Whats your actual journey?

Why do you have a Colchester to Aberdeen, and then Colchester to London?
It's with East Coast...

And I was just enquiring as to which ticket to use DD

Don't fancy puttin in the wrong ticket and losing it lol, I read somewhere that the Coupon tickets aren't encoded to use the gates or something, but I don't know.

The Main ticket is the overall journey, Colchester to Aberdeen, but the other two are reservation tickets for the mainline (Colchester to London - 1st Mainline leg) then (King's Cross to Aberdeen - 2nd Mainline leg), but I need to use the tube and didn't know whether I needed to use the main ticket or what.
The bottom two don't show proof of anything except your seat reservations, they're basically worthless without the first one.

If you stick the first one through the automatic gate/ticket thingy it should return it to you, as it'll recognise you need the ticket for later on, or just show it to someone in case you're worried about it getting swallowed up.

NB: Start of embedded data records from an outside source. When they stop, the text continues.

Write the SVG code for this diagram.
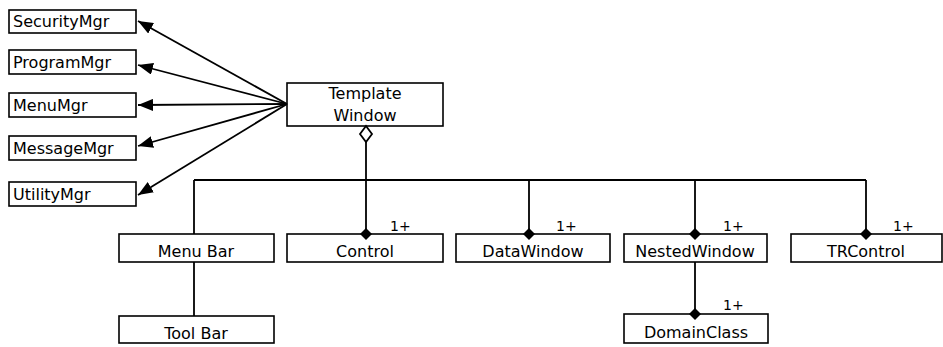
<svg xmlns="http://www.w3.org/2000/svg" width="943" height="347" viewBox="0 0 943 347">
<style>
.box{fill:#fff;stroke:#000;stroke-width:1.6}
.lbl{font-family:"DejaVu Sans",sans-serif;font-size:16px;fill:#000}
.c{text-anchor:middle}
.ln{stroke:#000;stroke-width:1.8;fill:none}
.m{font-family:"DejaVu Sans",sans-serif;font-size:14px;fill:#000}
</style>
<defs>
<marker id="arr" markerUnits="userSpaceOnUse" markerWidth="16" markerHeight="12" refX="15" refY="6" orient="auto">
<path d="M0,0 L15,6 L0,12 z" fill="#000"/>
</marker>
</defs>
<g id="SecurityMgr"><rect class="box" x="9" y="10" width="127" height="23"/><text class="lbl" x="13" y="27">SecurityMgr</text></g>
<g id="ProgramMgr"><rect class="box" x="9" y="50" width="127" height="24"/><text class="lbl" x="13" y="68">ProgramMgr</text></g>
<g id="MenuMgr"><rect class="box" x="9" y="93" width="127" height="24"/><text class="lbl" x="13" y="111">MenuMgr</text></g>
<g id="MessageMgr"><rect class="box" x="9" y="136" width="127" height="24"/><text class="lbl" x="13" y="154">MessageMgr</text></g>
<g id="UtilityMgr"><rect class="box" x="9" y="182" width="127" height="24"/><text class="lbl" x="13" y="200">UtilityMgr</text></g>
<g id="TemplateWindow"><rect class="box" x="287" y="83" width="156" height="43"/><text class="lbl c" x="365" y="99">Template</text><text class="lbl c" x="365" y="121">Window</text></g>
<g id="MenuBar"><rect class="box" x="119" y="234" width="155" height="28"/><text class="lbl c" x="196" y="257">Menu Bar</text></g>
<g id="ToolBar"><rect class="box" x="119" y="316" width="155" height="27"/><text class="lbl c" x="196" y="339">Tool Bar</text></g>
<g id="Control"><rect class="box" x="287" y="234" width="156" height="28"/><text class="lbl c" x="365" y="257">Control</text></g>
<g id="DataWindow"><rect class="box" x="456" y="234" width="154" height="28"/><text class="lbl c" x="533" y="257">DataWindow</text></g>
<g id="NestedWindow"><rect class="box" x="624" y="234" width="143" height="28"/><text class="lbl c" x="695" y="257">NestedWindow</text></g>
<g id="TRControl"><rect class="box" x="791" y="234" width="151" height="28"/><text class="lbl c" x="866" y="257">TRControl</text></g>
<g id="DomainClass"><rect class="box" x="624" y="314" width="144" height="29"/><text class="lbl c" x="696" y="338">DomainClass</text></g>
<g id="connectors">
<line class="ln" x1="287" y1="104" x2="138" y2="21" marker-end="url(#arr)"/>
<line class="ln" x1="287" y1="104" x2="138" y2="65" marker-end="url(#arr)"/>
<line class="ln" x1="287" y1="104" x2="138" y2="105" marker-end="url(#arr)"/>
<line class="ln" x1="287" y1="104" x2="138" y2="146" marker-end="url(#arr)"/>
<line class="ln" x1="287" y1="104" x2="138" y2="195" marker-end="url(#arr)"/>
<path class="ln" d="M366,126 L372,134 L366,142 L360,134 Z" style="fill:#fff"/>
<line class="ln" x1="366" y1="142" x2="366" y2="229"/>
<line class="ln" x1="194" y1="180" x2="866" y2="180"/>
<line class="ln" x1="194" y1="180" x2="194" y2="234"/>
<line class="ln" x1="194" y1="262" x2="194" y2="316"/>
<line class="ln" x1="529" y1="180" x2="529" y2="229"/>
<line class="ln" x1="695" y1="180" x2="695" y2="229"/>
<line class="ln" x1="866" y1="180" x2="866" y2="229"/>
<line class="ln" x1="695" y1="262" x2="695" y2="309"/>
<path d="M366,228 L372,234 L366,240 L360,234 Z" fill="#000"/>
<path d="M529,228 L535,234 L529,240 L523,234 Z" fill="#000"/>
<path d="M695,228 L701,234 L695,240 L689,234 Z" fill="#000"/>
<path d="M866,228 L872,234 L866,240 L860,234 Z" fill="#000"/>
<path d="M695,308 L701,314 L695,320 L689,314 Z" fill="#000"/>
<text class="m" x="390" y="231">1+</text>
<text class="m" x="556" y="231">1+</text>
<text class="m" x="723" y="231">1+</text>
<text class="m" x="893" y="231">1+</text>
<text class="m" x="723" y="310">1+</text>
</g>
</svg>
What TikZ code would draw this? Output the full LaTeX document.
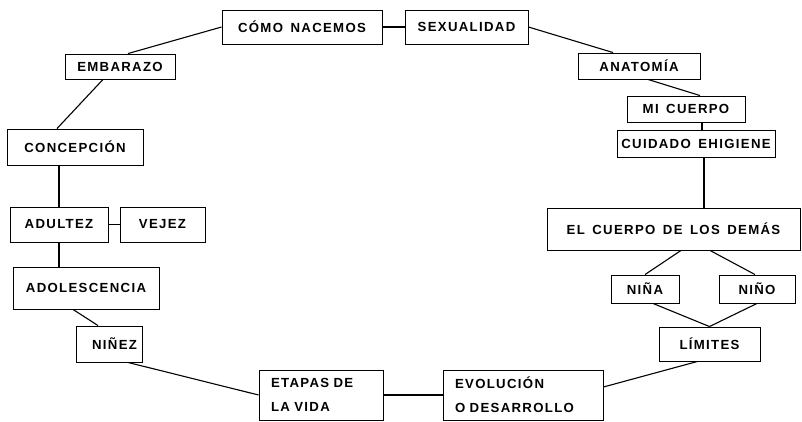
\documentclass[tikz,border=0pt]{standalone}
\usepackage{fontspec}
\usepackage{tikz}
\usetikzlibrary{positioning}
\newfontfamily\cajafont[LetterSpace=10, WordSpace=1.5]{Liberation Sans Bold}

\begin{document}
\begin{tikzpicture}[x=1pt, y=-1pt,
		caja/.style={draw, line width=0.9pt, inner sep=0pt, font=\cajafont\fontsize{13.2}{24}\selectfont},
		doble/.style={caja, align=left},
		enlace/.style={line width=1.1pt}]
	\useasboundingbox (0,0) rectangle (802,422);

	% arriba
	\node [caja, minimum width=160pt, minimum height=34pt] (como) at (302,27) {CÓMO NACEMOS};
	\node [caja, minimum width=123pt, minimum height=34pt] (sexualidad) at (466.5,27) {SEXUALIDAD};

	% lado izquierdo
	\node [caja, minimum width=110pt, minimum height=25pt] (embarazo) at (120,66.5) {EMBARAZO};
	\node [caja, minimum width=136pt, minimum height=36pt] (concepcion) at (75,147) {CONCEPCIÓN};
	\node [caja, minimum width=98pt, minimum height=35pt] (adultez) at (59,224.5) {ADULTEZ};
	\node [caja, minimum width=85pt, minimum height=35pt] (vejez) at (162.5,224.5) {VEJEZ};
	\node [caja, minimum width=146pt, minimum height=42pt] (adolescencia) at (86,288) {ADOLESCENCIA};
	\node [caja, minimum width=66pt, minimum height=36pt, text width=56pt, align=right] (ninez) at (109,344) {NIÑEZ};

	% abajo
	\node [doble, minimum width=124pt, minimum height=50pt, text width=100pt] (etapas) at (321,395) {ETAPAS DE\\LA VIDA};
	\node [doble, minimum width=160pt, minimum height=50pt, text width=136pt] (evolucion) at (523,395) {EVOLUCIÓN\\O DESARROLLO};

	% lado derecho
	\node [caja, minimum width=101pt, minimum height=34pt] (limites) at (709.5,344) {LÍMITES};
	\node [caja, minimum width=68pt, minimum height=28pt] (nina) at (645,289) {NIÑA};
	\node [caja, minimum width=76pt, minimum height=28pt] (nino) at (757,289) {NIÑO};
	\node [caja, minimum width=253pt, minimum height=42pt] (demas) at (673.5,229) {EL CUERPO DE LOS DEMÁS};
	\node [caja, minimum width=158pt, minimum height=27pt] (cuidado) at (696,143.5) {CUIDADO EHIGIENE};
	\node [caja, minimum width=118pt, minimum height=26pt] (micuerpo) at (686,109) {MI CUERPO};
	\node [caja, minimum width=122pt, minimum height=26pt] (anatomia) at (639,66) {ANATOMÍA};

	% enlaces
	\draw [enlace] (como.west) -- ([xshift=8pt]embarazo.north);
	\draw [enlace] (como.east) -- (sexualidad.west);
	\draw [enlace] (sexualidad.east) -- ([xshift=-26pt]anatomia.north);
	\draw [enlace] ([xshift=-17pt]embarazo.south) -- ([xshift=-18pt]concepcion.north);
	\draw [enlace] (adultez.north |- concepcion.south) -- (adultez.north);
	\draw [enlace] (adultez.east) -- (vejez.west);
	\draw [enlace] (adultez.south) -- (adultez.south |- adolescencia.north);
	\draw [enlace] ([xshift=-13pt]adolescencia.south) -- ([xshift=-11pt]ninez.north);
	\draw [enlace] ([xshift=19pt]ninez.south) -- (etapas.west);
	\draw [enlace] (etapas.east) -- (evolucion.west);
	\draw [enlace] ([yshift=8pt]evolucion.east) -- ([xshift=-12pt]limites.south);
	\draw [enlace] ([xshift=8pt]nina.south) -- (limites.north);
	\draw [enlace] (nino.south) -- (limites.north);
	\draw [enlace] ([xshift=7.5pt]demas.south) -- (nina.north);
	\draw [enlace] ([xshift=36.5pt]demas.south) -- ([xshift=-2pt]nino.north);
	\draw [enlace] (cuidado.south -| 704,0) -- (demas.north -| 704,0);
	\draw [enlace] (micuerpo.south -| 702,0) -- (cuidado.north -| 702,0);
	\draw [enlace] ([xshift=9pt]anatomia.south) -- ([xshift=14pt]micuerpo.north);
\end{tikzpicture}
\end{document}
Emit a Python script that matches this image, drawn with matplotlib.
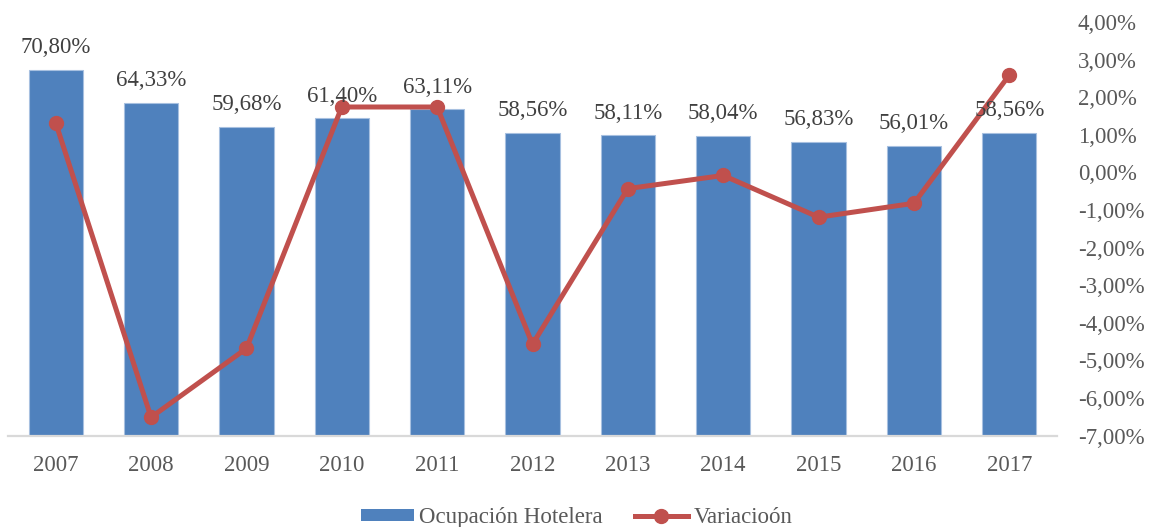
import matplotlib
matplotlib.use("Agg")
import matplotlib.pyplot as plt
from matplotlib.ticker import FuncFormatter, MultipleLocator
from matplotlib.lines import Line2D
from matplotlib.patches import Patch

years = ["2007", "2008", "2009", "2010", "2011", "2012", "2013", "2014", "2015", "2016", "2017"]
ocupacion = [70.80, 64.33, 59.68, 61.40, 63.11, 58.56, 58.11, 58.04, 56.83, 56.01, 58.56]
variacion = [1.32, -6.51, -4.68, 1.74, 1.74, -4.57, -0.43, -0.08, -1.19, -0.82, 2.59]

bar_color = "#4F81BD"
line_color = "#C0504D"
label_color = "#404040"
tick_color = "#595959"
FS = 16.5

plt.rcParams["font.family"] = ["Liberation Serif", "DejaVu Serif"]

fig = plt.figure(figsize=(11.51, 5.27), dpi=100)
ax = fig.add_axes([8 / 1151, 1 - 435.7 / 527, (1057 - 8) / 1151, (435.7 - 22) / 527])
x = list(range(len(years)))
ax.bar(x, ocupacion, width=0.57, color=bar_color, edgecolor="#A7C0E0", linewidth=0.8, zorder=2)
ax.set_xlim(-0.5, len(years) - 0.5)
ax.set_ylim(0, 80)
ax.set_yticks([])
ax.set_xticks(x)
ax.set_xticklabels(years, fontsize=FS, color=tick_color)
ax.tick_params(axis="x", length=0, pad=14)
for s in ["top", "right", "left"]:
    ax.spines[s].set_visible(False)
ax.spines["bottom"].set_color("#D9D9D9")
ax.spines["bottom"].set_linewidth(1.6)

ax2 = ax.twinx()
ax2.plot(x, variacion, color=line_color, linewidth=3.6, marker="o", markersize=10,
         solid_capstyle="round", zorder=3)
ax2.set_ylim(-7, 4)
ax2.yaxis.set_major_locator(MultipleLocator(1))
ax2.yaxis.set_major_formatter(FuncFormatter(lambda v, p: f"{v:.2f}%".replace(".", ",")))
ax2.tick_params(axis="y", length=0, pad=15, labelsize=FS, labelcolor=tick_color)
for s in ax2.spines.values():
    s.set_visible(False)

for xi, v in zip(x, ocupacion):
    ax2.annotate(f"{v:.2f}%".replace(".", ","), xy=(xi, v), xycoords=ax.transData,
                 xytext=(0, 12), textcoords="offset points", ha="center", va="baseline",
                 fontsize=FS, color=label_color, zorder=5)

handles = [Patch(facecolor=bar_color, edgecolor="none"),
           Line2D([], [], color=line_color, linewidth=3.6, marker="o", markersize=10)]
fig.legend(handles, ["Ocupación Hotelera", "Variacioón"], loc="center",
           bbox_to_anchor=(0.501, 0.0175), ncol=2, frameon=False, fontsize=FS,
           handlelength=2.3, handleheight=0.45, handletextpad=0.25, columnspacing=1.4,
           labelcolor=tick_color)

fig.savefig("out.png", dpi=100)
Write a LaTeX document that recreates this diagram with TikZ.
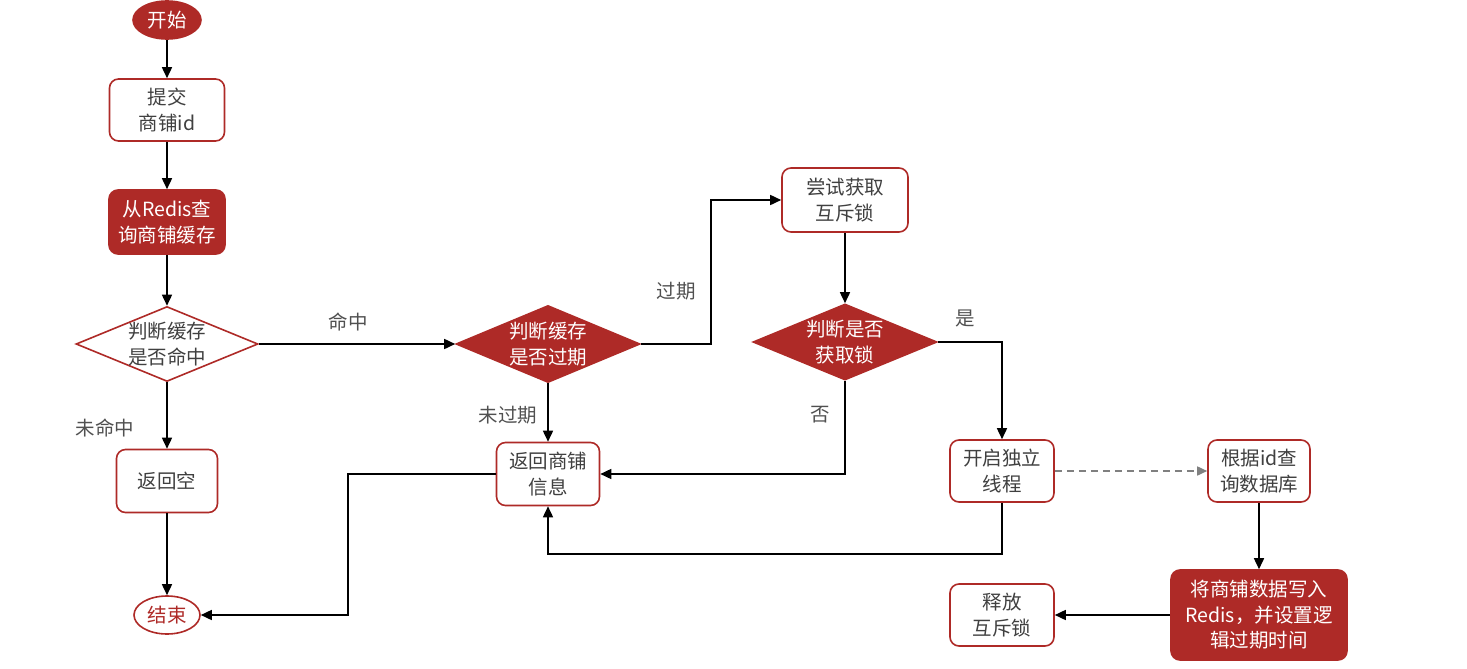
\documentclass[tikz,border=0pt]{standalone}
\usepackage{fontspec}
\setmainfont{Noto Sans CJK SC}
\usetikzlibrary{arrows.meta,shapes.geometric}
\definecolor{rd}{HTML}{AE2A27}
\definecolor{tx}{HTML}{404040}
\definecolor{lb}{HTML}{505050}
\newcommand\myfs{\fontsize{19.5}{25.5}\selectfont}
\begin{document}
\begin{tikzpicture}[x=1pt,y=-1pt,
  box/.style={draw=rd, line width=1.6pt, rounded corners=9pt, fill=white, text=tx, align=center, font=\myfs, inner sep=0pt},
  rbox/.style={box, fill=rd, text=white},
  oval/.style={ellipse, draw=rd, line width=1.6pt, inner sep=0pt, font=\myfs},
  dia/.style={diamond, draw=rd, line width=1.6pt, inner sep=0pt},
  dtxt/.style={align=center, font=\myfs, inner sep=0pt},
  arr/.style={line width=1.6pt, -{Triangle[length=11pt,width=10pt]}},
  darr/.style={line width=1.6pt, draw=gray, dashed, dash pattern=on 7pt off 5pt, -{Triangle[length=10pt,width=9pt]}, color=gray},
  lbl/.style={text=lb, font=\myfs, inner sep=0pt}]
\useasboundingbox (0,0) rectangle (1467,669);
% nodes
\node[oval, fill=rd, text=white, minimum width=68, minimum height=38] (start) at (167,20) {开始};
\node[box, minimum width=115, minimum height=62] (n1) at (167,110) {提交\\商铺id};
\node[rbox, minimum width=116, minimum height=64] (n2) at (167,222) {从Redis查\\询商铺缓存};
\node[dia, fill=white, minimum width=182, minimum height=75] (d1) at (167,344) {};
\node[dtxt, text=tx] (d1t) at (d1) {判断缓存\\是否命中};
\node[dia, fill=rd, minimum width=184, minimum height=77] (d2) at (548,344) {};
\node[dtxt, text=white] (d2t) at (d2) {判断缓存\\是否过期};
\node[box, minimum width=126, minimum height=64] (n3) at (845,200) {尝试获取\\互斥锁};
\node[dia, fill=rd, minimum width=184, minimum height=76] (d3) at (845,342) {};
\node[dtxt, text=white] (d3t) at (d3) {判断是否\\获取锁};
\node[box, minimum width=104, minimum height=62] (n4) at (1002,471) {开启独立\\线程};
\node[box, minimum width=103, minimum height=63] (n5) at (548,474) {返回商铺\\信息};
\node[box, minimum width=101, minimum height=63] (n6) at (167,481) {返回空};
\node[oval, fill=white, text=rd, minimum width=66, minimum height=38] (end) at (167,615) {结束};
\node[box, minimum width=102, minimum height=62] (n7) at (1259,471) {根据id查\\询数据库};
\node[rbox, minimum width=176, minimum height=90] (n8) at (1259,615) {将商铺数据写入\\Redis，并设置逻\\辑过期时间};
\node[box, minimum width=104, minimum height=62] (n9) at (1002,615) {释放\\互斥锁};
% helper coordinates
\coordinate (k1) at (711,0);
\coordinate (k2) at (0,554);
\coordinate (k3) at (348,0);
% connectors
\draw[arr] (start) -- (n1);
\draw[arr] (n1) -- (n2);
\draw[arr] (n2) -- (d1);
\draw[arr] (d1.east) -- (d2.west);
\draw[arr] (d1.south) -- (n6.north);
\draw[arr] (n6) -- (end);
\draw[arr] (d2.east) -- (d2.east -| k1) |- (n3.west);
\draw[arr] (d2.south) -- (n5.north);
\draw[arr] (n3.south) -- (d3.north);
\draw[arr] (d3.east) -| (n4.north);
\draw[arr] (d3.south) |- (n5.east);
\draw[arr] (n4.south) -- (n4.south |- k2) -| (n5.south);
\draw[arr] (n5.west) -- (n5.west -| k3) |- (end.east);
\draw[darr] (n4.east) -- (n7.west);
\draw[arr] (n7.south) -- (n8.north);
\draw[arr] (n8.west) -- (n9.east);
% labels
\node[lbl] (l1) at (348,322) {命中};
\node[lbl] (l2) at (105,428) {未命中};
\node[lbl] (l3) at (676,291) {过期};
\node[lbl] (l4) at (508,415) {未过期};
\node[lbl] (l5) at (965,318) {是};
\node[lbl] (l6) at (820,415) {否};
\end{tikzpicture}
\end{document}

Also just checked through eastcoast.co.uk - you could've got the journey for £36.95 if you booked the two singles seperately EDIT: but then you couldn't use the tube :|
Yeah. Usually the gates have a member of staff incase anything goes wrong. So just show it to him instead of feeding it to the gates.
Cheers boothy, that's all I wanted to know and yes I know I could have got it cheaper if I split my journey, but couldn't be arsed faffin about still, £42.70 for a single up there, and £24.50 for a single back is better than £150 for a return.